* **To be done**
Identify the lines that contain the word "chart" and copy each one.
=-=-=-=-=
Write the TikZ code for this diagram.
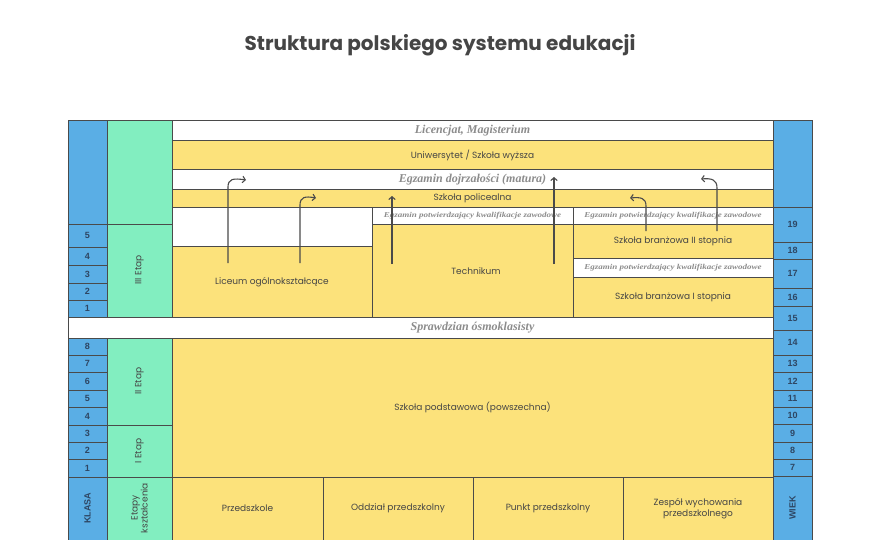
\documentclass[tikz,border=0pt]{standalone}
\usepackage{fontspec}
\setmainfont{Poppins}
\newfontfamily\egzfont{Liberation Serif}
\newfontfamily\nrfont{Liberation Sans}
\usetikzlibrary{arrows.meta}

\definecolor{niebieski}{HTML}{5AAEE5}
\definecolor{zielony}{HTML}{82EEC0}
\definecolor{zolty}{HTML}{FCE27B}
\definecolor{ramka}{HTML}{4A4A4A}
\definecolor{tekst}{HTML}{454545}
\definecolor{szary}{HTML}{8C8C8C}
\definecolor{granat}{HTML}{2E4663}

\begin{document}
\begin{tikzpicture}[x=1pt, y=-1pt,
  cell/.style={draw=ramka, line width=1pt},
  opis/.style={font=\fontsize{9}{11}\selectfont, text=tekst, align=center},
  egz/.style={font=\egzfont\bfseries\itshape\fontsize{12}{14}\selectfont, text=szary},
  egzmaly/.style={font=\egzfont\bfseries\itshape\fontsize{7.5}{8}\selectfont, text=szary, xscale=1.2},
  nr/.style={font=\nrfont\bfseries\fontsize{9}{10}\selectfont, text=granat},
  strzalka/.style={draw=ramka, line width=1.1pt, -{Straight Barb[length=2.8pt, width=6.5pt]}}]

\useasboundingbox (0,0) rectangle (880,540);
\clip (0,0) rectangle (880,540);
\fill[white] (0,0) rectangle (880,540);

\node[font=\bfseries\fontsize{20}{24}\selectfont, text=tekst] (tytul) at (440,45) {Struktura polskiego systemu edukacji};

% kolumna klasa
\draw[cell, fill=niebieski] (68,121) rectangle (107,224);
\foreach \n/\ya/\yb in {5/224/247, 4/247/265, 3/265/283, 2/283/300, 1/300/317} {
    \draw[cell, fill=niebieski] (68,\ya) rectangle (107,\yb);
    \node[nr] (ka\n) at (87.5,{(\ya+\yb)/2}) {\n};
}
\foreach \n/\ya/\yb in {8/338/355, 7/355/372, 6/372/390, 5/390/407, 4/407/425, 3/425/442, 2/442/459, 1/459/477} {
    \draw[cell, fill=niebieski] (68,\ya) rectangle (107,\yb);
    \node[nr] (kb\n) at (87.5,{(\ya+\yb)/2}) {\n};
}
\draw[cell, fill=niebieski] (68,477) rectangle (107,542);
\node[nr, rotate=90] (klasa) at (87.5,508) {KLASA};

% kolumna wiek
\draw[cell, fill=niebieski] (773,121) rectangle (812,207);
\foreach \n/\ya/\yb in {19/207/242, 18/242/259, 17/259/288, 16/288/306, 15/306/330, 14/330/355, 13/355/372, 12/372/390, 11/390/407, 10/407/424, 9/424/442, 8/442/459, 7/459/476} {
    \draw[cell, fill=niebieski] (773,\ya) rectangle (812,\yb);
    \node[nr] (w\n) at (792.5,{(\ya+\yb)/2}) {\n};
}
\draw[cell, fill=niebieski] (773,476) rectangle (812,542);
\node[nr, rotate=90] (wiek) at (792.5,508) {WIEK};

% etapy
\draw[cell, fill=zielony] (107,121) rectangle (172,224);
\draw[cell, fill=zielony] (107,224) rectangle (172,317);
\draw[cell, fill=zielony] (107,338) rectangle (172,425);
\draw[cell, fill=zielony] (107,425) rectangle (172,477);
\draw[cell, fill=zielony] (107,477) rectangle (172,542);
\node[opis, rotate=90] (etap3) at (139.5,270) {III Etap};
\node[opis, rotate=90] (etap2) at (139.5,381) {II Etap};
\node[opis, rotate=90] (etap1) at (139.5,451) {I Etap};
\node[opis, rotate=90, font=\fontsize{9}{10}\selectfont] (etapy) at (139.5,508) {Etapy\\kształcenia};

% szkoly wyzsze
\draw[cell, fill=white] (172,121) rectangle (773,141);
\node[egz] (licencjat) at (472.5,131) {Licencjat, Magisterium};
\draw[cell, fill=zolty] (172,141) rectangle (773,170);
\node[opis] (uczelnia) at (472.5,155.5) {Uniwersytet / Szkoła wyższa};
\draw[cell, fill=white] (172,170) rectangle (773,190);
\node[egz] (matura) at (472.5,180) {Egzamin dojrzałości (matura)};
\draw[cell, fill=zolty] (172,190) rectangle (773,207);
\node[opis] (policealna) at (472.5,198.5) {Szkoła policealna};

% szkoly ponadpodstawowe
\draw[cell, fill=white] (172,207) rectangle (372,246);
\draw[cell, fill=zolty] (172,246) rectangle (372,317);
\node[opis] (liceum) at (272,282) {Liceum ogólnokształcące};
\draw[cell, fill=white] (372,207) rectangle (573,224);
\node[egzmaly] (egztech) at (472.5,215.5) {Egzamin potwierdzający kwalifikacje zawodowe};
\draw[cell, fill=zolty] (372,224) rectangle (573,317);
\node[opis] (technikum) at (476,271) {Technikum};
\draw[cell, fill=white] (573,207) rectangle (773,224);
\node[egzmaly] (egzbr2) at (673,215.5) {Egzamin potwierdzający kwalifikacje zawodowe};
\draw[cell, fill=zolty] (573,224) rectangle (773,258);
\node[opis] (branzowa2) at (673,241) {Szkoła branżowa II stopnia};
\draw[cell, fill=white] (573,258) rectangle (773,277);
\node[egzmaly] (egzbr1) at (673,267.5) {Egzamin potwierdzający kwalifikacje zawodowe};
\draw[cell, fill=zolty] (573,277) rectangle (773,317);
\node[opis] (branzowa1) at (673,297) {Szkoła branżowa I stopnia};

% sprawdzian i podstawowka
\draw[cell, fill=white] (68,317) rectangle (773,338);
\node[egz] (sprawdzian) at (472.5,327.5) {Sprawdzian ósmoklasisty};
\draw[cell, fill=zolty] (172,338) rectangle (773,477);
\node[opis] (podstawowa) at (472.5,407) {Szkoła podstawowa (powszechna)};

% wychowanie przedszkolne
\draw[cell, fill=zolty] (172,477) rectangle (323,542);
\node[opis] (przedszkole) at (247.5,508) {Przedszkole};
\draw[cell, fill=zolty] (323,477) rectangle (473,542);
\node[opis] (oddzial) at (398,508) {Oddział przedszkolny};
\draw[cell, fill=zolty] (473,477) rectangle (623,542);
\node[opis] (punkt) at (548,508) {Punkt przedszkolny};
\draw[cell, fill=zolty] (623,477) rectangle (773,542);
\node[opis] (zespol) at (698,509) {Zespół wychowania\\przedszkolnego};

% strzalki
\coordinate (lic1) at (228,263);
\coordinate (lic1b) at (246,180);
\coordinate (lic2) at (300,263);
\coordinate (lic2b) at (316,198);
\coordinate (tech1) at (392,264);
\coordinate (tech1b) at (392,196);
\coordinate (tech2) at (554,264);
\coordinate (tech2b) at (554,177);
\coordinate (br1) at (646,231);
\coordinate (br1b) at (630,198);
\coordinate (br2) at (717,231);
\coordinate (br2b) at (701,179);
\draw[strzalka] (lic1) -- (228,187) .. controls (228,179) and (233,178) .. (lic1b);
\draw[strzalka] (lic2) -- (300,205) .. controls (300,197) and (305,196) .. (lic2b);
\draw[strzalka] (tech1) -- (tech1b);
\draw[strzalka] (tech2) -- (tech2b);
\draw[strzalka] (br1) -- (646,206) .. controls (646,198) and (641,197) .. (br1b);
\draw[strzalka] (br2) -- (717,188) .. controls (717,180) and (712,178) .. (br2b);
\end{tikzpicture}
\end{document}
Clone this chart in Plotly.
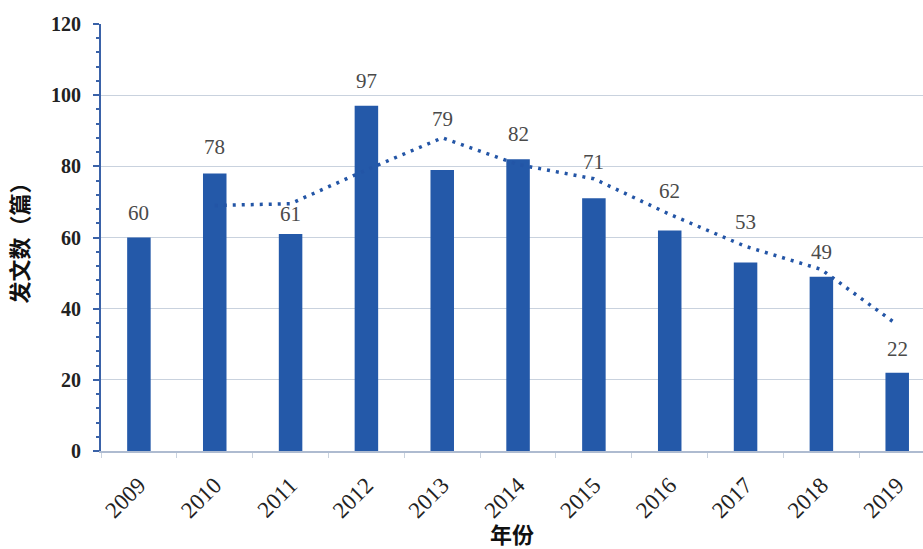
import plotly.graph_objects as go

# Annual publication counts
years = ["2009", "2010", "2011", "2012", "2013", "2014", "2015", "2016", "2017", "2018", "2019"]
papers = [60, 78, 61, 97, 79, 82, 71, 62, 53, 49, 22]

# Two-period moving-average trend (starts at the second year)
trend_years = ["2010", "2011", "2012", "2013", "2014", "2015", "2016", "2017", "2018", "2019"]
trend_values = [69, 69.5, 79, 88, 80.5, 76.5, 66.5, 57.5, 51, 35.5]

y_ticks = [0, 20, 40, 60, 80, 100, 120]

# Pixel lift of each value label above its bar, nudged clear of the trend line
label_lift = [25, 26, 20, 25, 51, 25, 36, 39, 40, 25, 24]

BAR = "#2459a9"
LINE = "#2355a6"
GRID = "#c9d2de"

fig = go.Figure()

fig.add_trace(go.Bar(
    x=years,
    y=papers,
    width=0.31,
    marker=dict(color=BAR, line=dict(width=0)),
    showlegend=False,
))

fig.add_trace(go.Scatter(
    x=trend_years,
    y=trend_values,
    mode="lines",
    line=dict(color=LINE, width=3.5, dash="3px,6px"),
    showlegend=False,
))

# Value labels floating above each bar (category axis positions are indices)
for i, (v, lift) in enumerate(zip(papers, label_lift)):
    fig.add_annotation(
        x=i, y=v, xref="x", yref="y", text=str(v), showarrow=False,
        yanchor="middle", yshift=lift,
        font=dict(family="Liberation Serif", size=21, color="#4a4a4a"),
    )

fig.update_layout(
    width=923,
    height=549,
    margin=dict(l=101, r=0, t=24, b=98),
    paper_bgcolor="white",
    plot_bgcolor="white",
    xaxis=dict(
        type="category",
        range=[-0.5, 10.34],
        automargin=False,
        tickangle=-45,
        tickfont=dict(family="Liberation Serif", size=23, color="#222222"),
        ticklabelstandoff=10,
        ticks="outside",
        ticklen=5,
        tickcolor=GRID,
        tickson="boundaries",
        showline=True,
        linecolor="#aebbd0",
        linewidth=1.5,
        showgrid=False,
        title=dict(text="<b>年份</b>", font=dict(family="Noto Sans CJK SC", size=22, color="#111111"), standoff=16),
    ),
    yaxis=dict(
        range=[0, 120],
        automargin=False,
        tickvals=y_ticks,
        tickfont=dict(family="Liberation Serif", size=20, color="#222222", weight="bold"),
        ticklabelstandoff=8,
        ticks="outside",
        ticklen=6,
        tickwidth=2,
        tickcolor="#3a62a8",
        minor=dict(dtick=4, ticks="outside", ticklen=3, tickwidth=2, tickcolor="#3a62a8", showgrid=False),
        showline=True,
        linecolor="#3a62a8",
        linewidth=2,
        showgrid=True,
        gridcolor=GRID,
        gridwidth=1,
        zeroline=False,
        title=dict(text="<b>发文数（篇）</b>", font=dict(family="Noto Sans CJK SC", size=22, color="#111111"), standoff=16),
    ),
)

fig.write_html("out.html")
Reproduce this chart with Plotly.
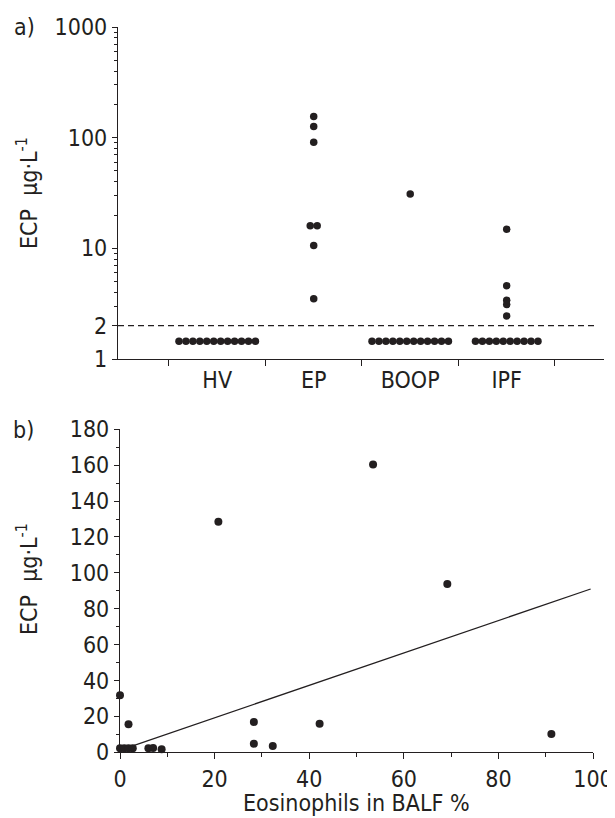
=-=-=-=-=
* **Result**
Clone this chart in Plotly.
Reproduce this chart with Plotly.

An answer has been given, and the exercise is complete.